根据《中华人民共和国税收征收管理法》的规定,纳税人(或扣缴义务人、纳税担保人,以下统称为“纳税人”)与税务机关在纳税问题上发生争议时,须先申请行政复议;对行政复议决定不服的,可向法院起诉。但是,纳税人对税务机关的处罚决定、强制执行措施或税收保全措施不服的,既可先申请行政复议,也可直接向法院起诉。


在诉讼阶段,历经一审、二审程序,满足一定条件时,有机会进入再审程序。对于进入再审程序的案件,距税务争议最初发生时间往往已经过多年,纳税人和税务机关在争议事项上已耗费相当大的精力和资源。在此情形下,选择通过再审程序维护自己的立场和权益,反映了双方之间深刻的矛盾,往往也凸显了案情的复杂。因此,税务行政诉讼再审案件通常包含耐人寻味的税务技术争议点。


在本系列文章中,我们选取并评析一部分有代表性的税务行政诉讼再审案例,供大家参考。


在本文中,我们评析的是一起增值税专用发票(“专票”)虚开否定案。税务实践中,发票虚开的认定,往往关系到纳税人重大的声誉利益和经济利益,唯有依据法律事实和法律规则,慎重稳妥地处理发票虚开认定案件,才能不枉不纵。


在本案例中,纳税人先后提起2次诉讼。
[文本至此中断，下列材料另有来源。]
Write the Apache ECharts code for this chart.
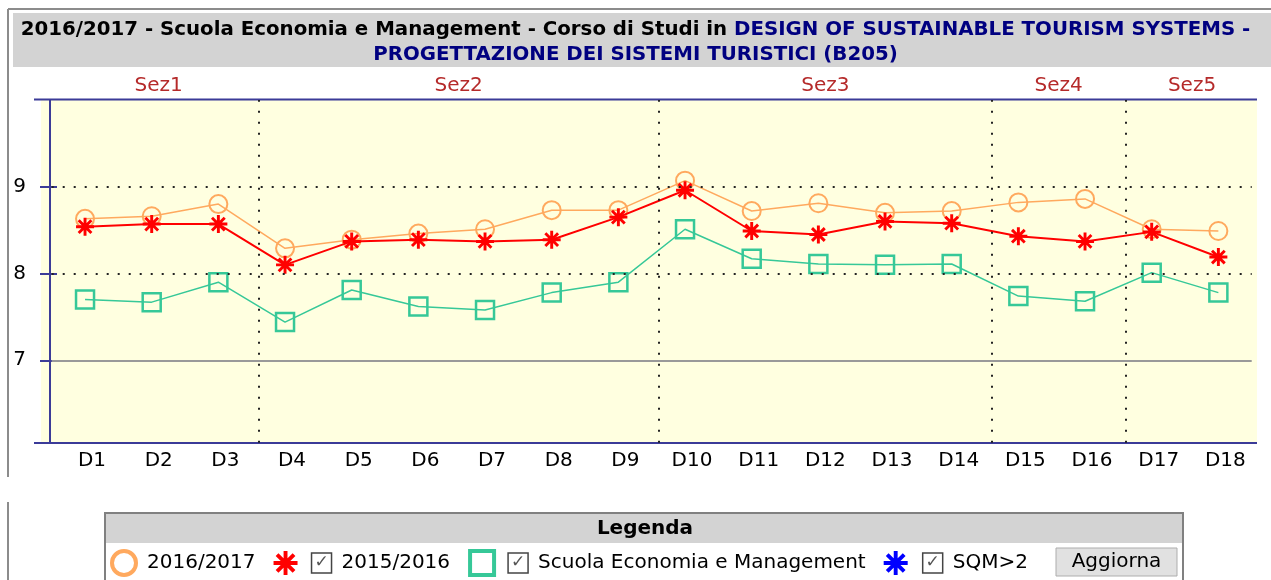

第1次诉讼中,法院以“主要证据不足”为由撤销了税务机关作出的《税务处理决定书》(补税通知书)和对应的《税务处罚通知书》。


此后,税务机关重新收集证据,作出1份新的《税务处理决定书》(补税通知书),不再施加罚款,对此,纳税人仍不服,再次起诉,在第2次诉讼中,法院撤销了税务机关新的补税通知书,纳税人的诉求再次得到支持。




一、案情概况(以表格方式列举案情要点)



二、技术要点评析




1.为何受票方纳税人既不认可自己“偷税”,也不认可自己“善意取得虚开的专票”?




在本案中,纳税人三门赛特提起2次诉讼。第1次诉讼是因为不服台州稽查局作出的“偷税处理(及处罚)决定”,第2次诉讼是因为不服该稽查局重新立案稽查而作出的“善意取得处理决定”。




也就是说,纳税人既不认为自己从事了具有主观恶意的“偷税”活动,也不认为自己“善意取得了虚开的专票”,而是认为自己“合法取得了可抵扣的专票”。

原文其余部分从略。